The third foundation is training. Volunteers need more than compassion. They need to understand role clarity, confidentiality with limits, relapse response, crisis signals, sponsor respect, prayer by permission, Scripture with consent, money boundaries, transportation policies, and referral wisdom.
The fourth foundation is rhythm. Sustainable ministry needs regular meetings, prayer, debriefing, supervision, evaluation, and rest. Without rhythm, recovery ministry becomes reactive. It runs from crisis to crisis until leaders become tired or careless.
The fifth foundation is referral awareness. A church or Soul Center should know local recovery groups, treatment providers, crisis lines, counselors, detox resources, domestic violence supports, housing resources, and emergency pathways. Referral is not abandonment. It is wise love.
The sixth foundation is restoration vision. Addiction Recovery Chaplaincy is not only about preventing relapse. It is about walking with people toward restored worship, honest relationships, responsible living, church belonging, renewed identity, and hope in Christ.
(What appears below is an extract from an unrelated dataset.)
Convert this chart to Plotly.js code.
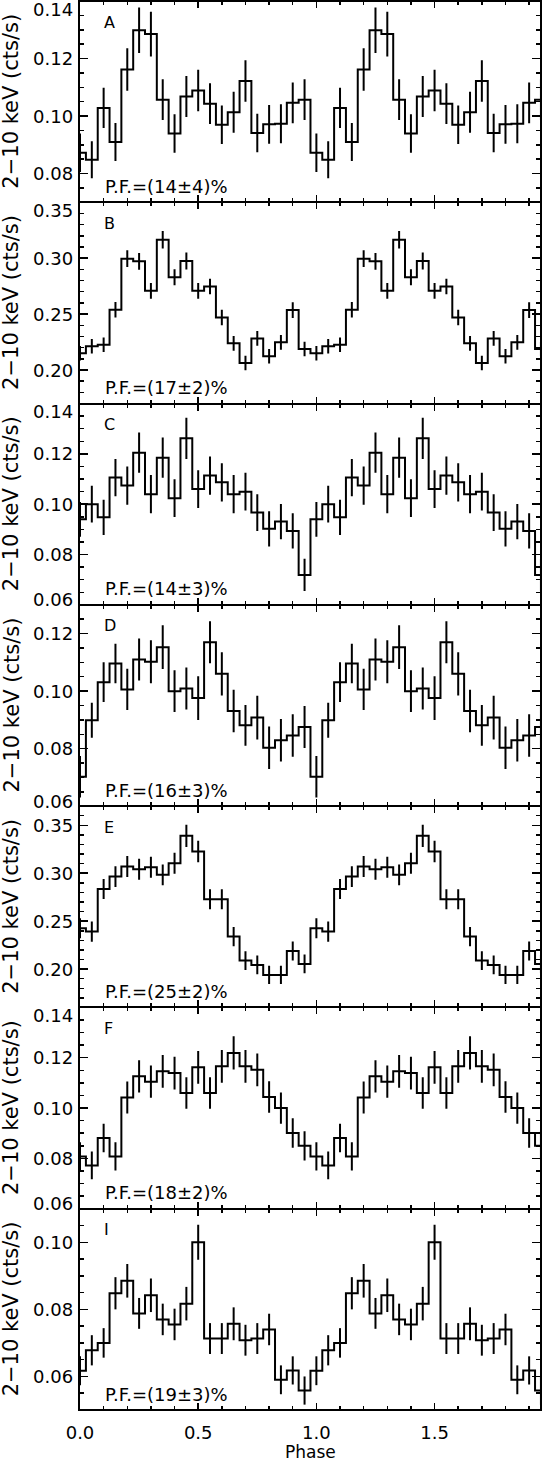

What helps? Start small. Train well. Build trust. Clarify roles. Work with leaders. Protect dignity. Learn the local community. Pray often. Review regularly. Celebrate quiet faithfulness.
What harms? Moving too fast, ignoring policies, relying on one charismatic leader, rushing people into testimony, avoiding referral, and confusing enthusiasm with readiness.
A faithful recovery chaplaincy lasts when it is Christ-centered, team-based, boundary-aware, and humble. It grows slowly, but deeply. And through that steady witness, people in recovery can encounter not only help for today, but hope for a restored life in Christ.